> [STATED TASK] Return, without pictures, the lines from the start of the data through the one that contains "change in cost".

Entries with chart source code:
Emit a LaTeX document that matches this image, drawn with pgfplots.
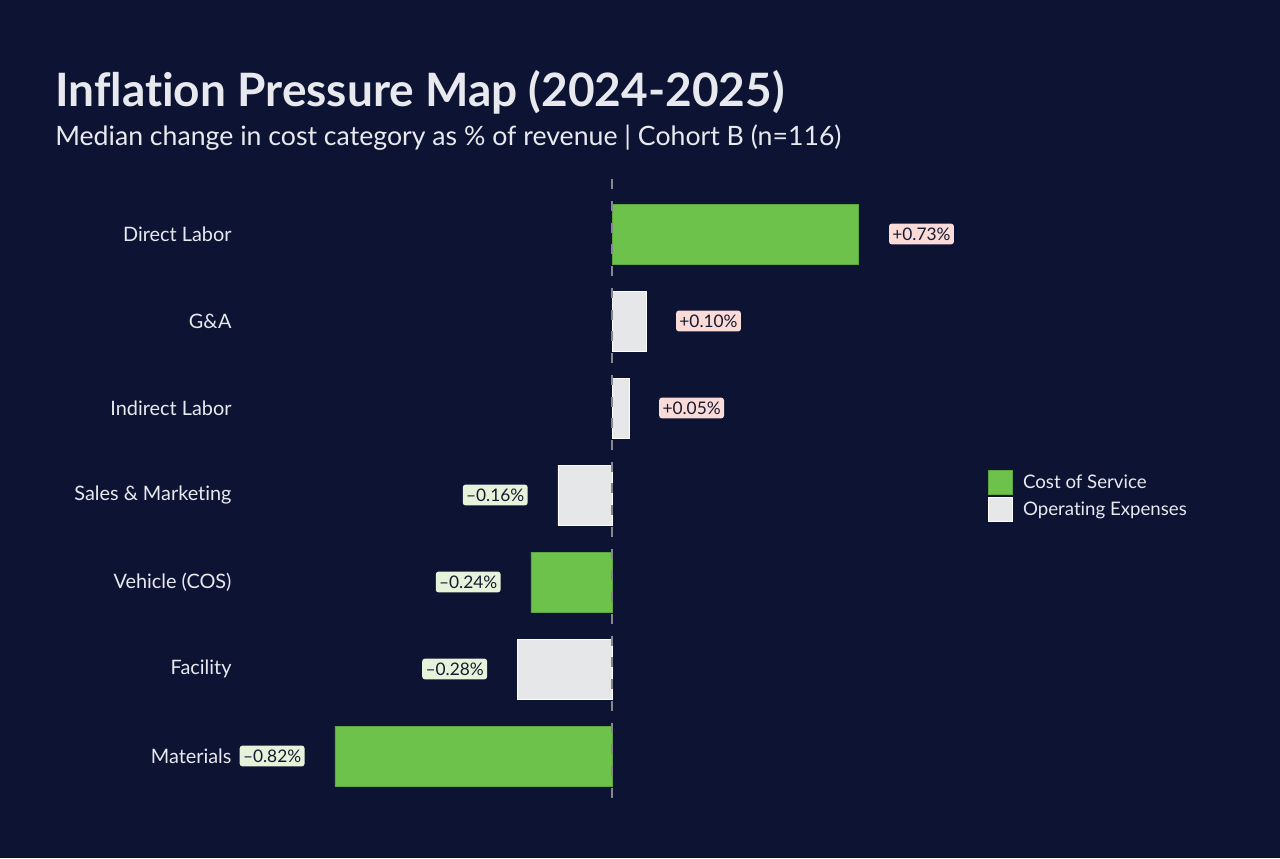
\documentclass[border=0pt]{standalone}
\usepackage{pgfplots}
\pgfplotsset{compat=1.18}
\usepackage{fontspec}
\setmainfont{Lato}[Ligatures={TeX,NoCommon}]
\definecolor{bg}{HTML}{0D1333}
\definecolor{cos}{HTML}{6CC24A}
\definecolor{opex}{HTML}{E6E7E9}
\definecolor{txt}{HTML}{E8E9EE}
\definecolor{posbox}{HTML}{FADBD8}
\definecolor{negbox}{HTML}{E6F2D9}
\definecolor{boxtxt}{HTML}{151A33}
\definecolor{zero}{HTML}{86868C}

\tikzset{
  valbox/.style={font=\fontsize{13}{15}\selectfont, text=boxtxt, rounded corners=2pt,
    inner xsep=2.5pt, inner ysep=3pt},
}
\pgfplotsset{
  posval/.style={nodes near coords, point meta=explicit symbolic,
    every node near coord/.append style={valbox, fill=posbox, anchor=west, xshift=22.5pt}},
  negval/.style={nodes near coords, point meta=explicit symbolic,
    every node near coord/.append style={valbox, fill=negbox, anchor=east, xshift=-22.5pt}},
  sqlegend/.style={legend image code/.code={\fill[##1] (0pt,-9pt) rectangle (18pt,9pt);}},
}

\begin{document}
\begin{tikzpicture}
\fill[bg] (0,0) rectangle (960pt,643.5pt);
\useasboundingbox (0,0) rectangle (960pt,643.5pt);

\node[anchor=base west, text=txt, inner sep=0pt,
  font=\bfseries\fontsize{34.5}{40}\selectfont] at (41.25pt,563.25pt)
  {Inflation Pressure Map (2024-2025)};
\node[anchor=base west, text=txt, inner sep=0pt,
  font=\fontsize{20}{24}\selectfont] at (41.25pt,534pt)
  {Median change in cost category as \% of revenue | Cohort B (n=116)};

\begin{axis}[
  anchor=origin, at={(459pt,76.5pt)},
  x=253.5pt, y=65.25pt,
  xmin=-1.1, xmax=1.0, ymin=-0.6, ymax=6.6,
  clip=false,
  xbar, bar width=45pt,
  axis line style={draw=none},
  major tick length=0pt,
  xtick=\empty,
  ytick={0,...,6},
  yticklabels={Materials,Facility,Vehicle (COS),Sales \& Marketing,Indirect Labor,G\&A,Direct Labor},
  yticklabel style={text=txt, font=\fontsize{14.9}{17}\selectfont, xshift=-3pt},
  legend style={at={(1.053,0.540)}, anchor=north west, draw=none, fill=none,
    text=txt, font=\fontsize{14}{16}\selectfont, row sep=2pt, column sep=6pt, inner sep=0pt},
  legend cell align=left,
]
% Cost of Service, increases
\addplot[bar shift=0pt, fill=cos, draw=cos!85!black, sqlegend, posval]
  coordinates {(0.73,6) [+0.73\%]};
\addlegendentry{Cost of Service}
% Operating Expenses, increases
\addplot[bar shift=0pt, fill=opex, draw=white, sqlegend, posval]
  coordinates {(0.10,5) [+0.10\%] (0.05,4) [+0.05\%]};
\addlegendentry{Operating Expenses}
% Cost of Service, decreases
\addplot[forget plot, bar shift=0pt, fill=cos, draw=cos!85!black, negval]
  coordinates {(-0.24,2) [–0.24\%] (-0.82,0) [–0.82\%]};
% Operating Expenses, decreases
\addplot[forget plot, bar shift=0pt, fill=opex, draw=white, negval]
  coordinates {(-0.16,3) [–0.16\%] (-0.28,1) [–0.28\%]};
% zero reference line
\draw[zero, line width=1.8pt, dash pattern=on 7.5pt off 8.8pt]
  (axis cs:0,6.63) -- (axis cs:0,-0.6);
\end{axis}
\end{tikzpicture}
\end{document}
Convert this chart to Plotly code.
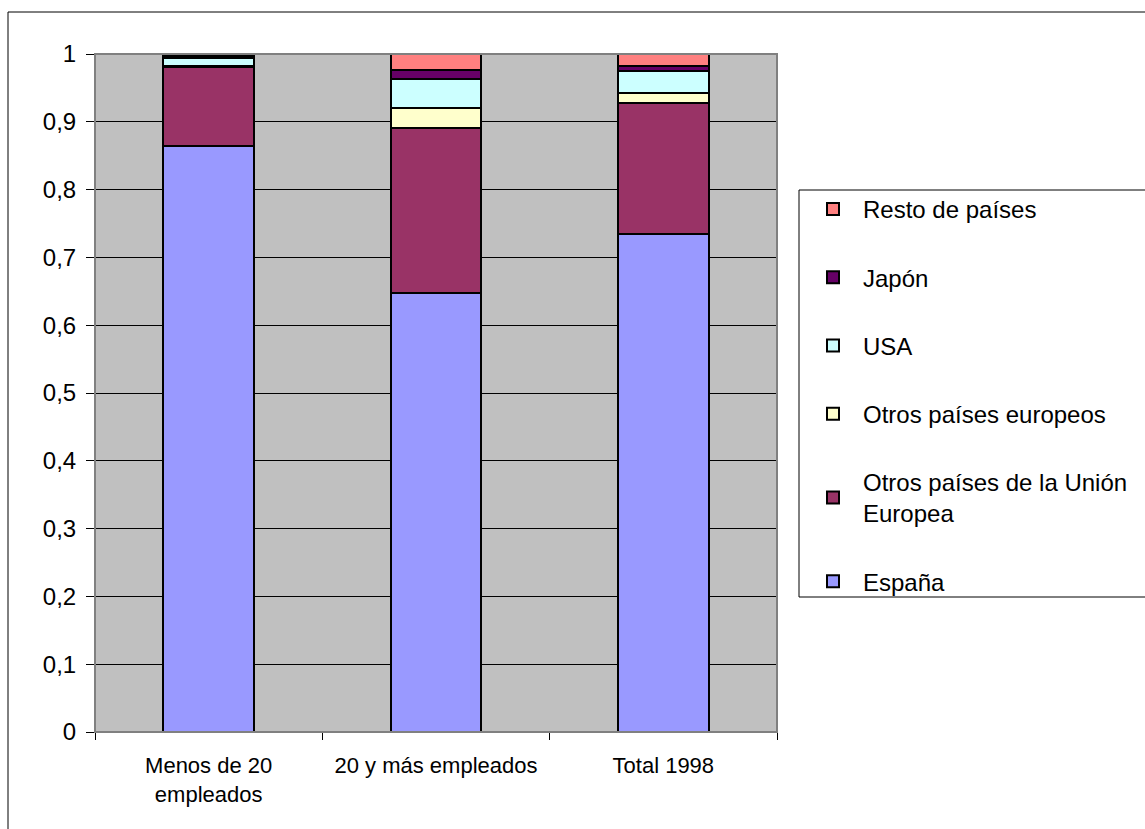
import plotly.graph_objects as go

categories = ["Menos de 20<br>empleados", "20 y más empleados", "Total 1998"]

series_names = [
    "España",
    "Otros países de la Unión<br>Europea",
    "Otros países europeos",
    "USA",
    "Japón",
    "Resto de países",
]
espana = [0.864, 0.648, 0.735]
otros_ue = [0.117, 0.243, 0.192]
otros_europeos = [0.001, 0.030, 0.016]
usa = [0.012, 0.042, 0.032]
japon = [0.003, 0.013, 0.008]
resto = [0.003, 0.024, 0.017]

colors = ["#9999FF", "#993366", "#FFFFCC", "#CCFFFF", "#660066", "#FF8080"]
values = [espana, otros_ue, otros_europeos, usa, japon, resto]

W, H = 1145, 829
L, R, T, B = 95, 368, 54, 97
pw, ph = W - L - R, H - T - B

def px_x(x):
    return (x - L) / pw

def px_y(y):
    return (H - B - y) / ph

fig = go.Figure()
n = len(series_names)
for i, (name, vals, col) in enumerate(zip(series_names, values, colors)):
    fig.add_trace(go.Bar(
        x=categories, y=vals, name=name,
        marker=dict(color=col, line=dict(color="black", width=2)),
        legendgroup=f"g{i}",
        legendrank=n - i,
    ))

fig.update_layout(
    width=W, height=H,
    margin=dict(l=L, r=R, t=T, b=B),
    barmode="stack",
    bargap=0.6,
    separators=", ",
    paper_bgcolor="white",
    plot_bgcolor="#C0C0C0",
    font=dict(family="Liberation Sans, Arial", color="black", size=22),
    legend=dict(
        x=px_x(803), y=px_y(187), xanchor="left", yanchor="top",
        traceorder="grouped",
        tracegroupgap=34,
        itemwidth=50,
        font=dict(size=24),
        bgcolor="rgba(0,0,0,0)",
        borderwidth=0,
    ),
    showlegend=True,
)

fig.update_xaxes(
    type="category",
    tickson="boundaries",
    ticks="outside", ticklen=7, tickcolor="black",
    showline=True, linecolor="black", linewidth=1,
    showgrid=False,
    tickfont=dict(size=22),
    ticklabelstandoff=14,
)
fig.update_yaxes(
    range=[0, 1], dtick=0.1, tick0=0,
    ticks="outside", ticklen=8, tickcolor="black",
    showline=True, linecolor="black", linewidth=1,
    showgrid=True, gridcolor="black", gridwidth=1,
    zeroline=False,
    tickfont=dict(size=24),
    ticklabelstandoff=5,
)

# plot-area border (top/right grey)
fig.add_shape(type="rect", xref="paper", yref="paper", x0=0, x1=1, y0=0, y1=1,
              line=dict(color="#808080", width=2), layer="above")
# legend box
fig.add_shape(type="rect", xref="paper", yref="paper",
              x0=px_x(799), x1=px_x(1160), y0=px_y(597), y1=px_y(190),
              line=dict(color="black", width=1))
# chart outer border
fig.add_shape(type="rect", xref="paper", yref="paper",
              x0=px_x(8), x1=px_x(1160), y0=px_y(845), y1=px_y(12),
              line=dict(color="black", width=1))

fig.write_html("out.html")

> [EXERCISE RESPONSE]
Emit a LaTeX document that matches this image, drawn with pgfplots.
\documentclass[border=0pt]{standalone}
\usepackage{pgfplots}
\pgfplotsset{compat=1.18}
\usepackage{fontspec}
\setmainfont{Lato}[Ligatures={TeX,NoCommon}]
\definecolor{bg}{HTML}{0D1333}
\definecolor{cos}{HTML}{6CC24A}
\definecolor{opex}{HTML}{E6E7E9}
\definecolor{txt}{HTML}{E8E9EE}
\definecolor{posbox}{HTML}{FADBD8}
\definecolor{negbox}{HTML}{E6F2D9}
\definecolor{boxtxt}{HTML}{151A33}
\definecolor{zero}{HTML}{86868C}

\tikzset{
  valbox/.style={font=\fontsize{13}{15}\selectfont, text=boxtxt, rounded corners=2pt,
    inner xsep=2.5pt, inner ysep=3pt},
}
\pgfplotsset{
  posval/.style={nodes near coords, point meta=explicit symbolic,
    every node near coord/.append style={valbox, fill=posbox, anchor=west, xshift=22.5pt}},
  negval/.style={nodes near coords, point meta=explicit symbolic,
    every node near coord/.append style={valbox, fill=negbox, anchor=east, xshift=-22.5pt}},
  sqlegend/.style={legend image code/.code={\fill[##1] (0pt,-9pt) rectangle (18pt,9pt);}},
}

\begin{document}
\begin{tikzpicture}
\fill[bg] (0,0) rectangle (960pt,643.5pt);
\useasboundingbox (0,0) rectangle (960pt,643.5pt);

\node[anchor=base west, text=txt, inner sep=0pt,
  font=\bfseries\fontsize{34.5}{40}\selectfont] at (41.25pt,563.25pt)
  {Inflation Pressure Map (2024-2025)};
\node[anchor=base west, text=txt, inner sep=0pt,
  font=\fontsize{20}{24}\selectfont] at (41.25pt,534pt)
  {Median change in cost category as \% of revenue | Cohort B (n=116)};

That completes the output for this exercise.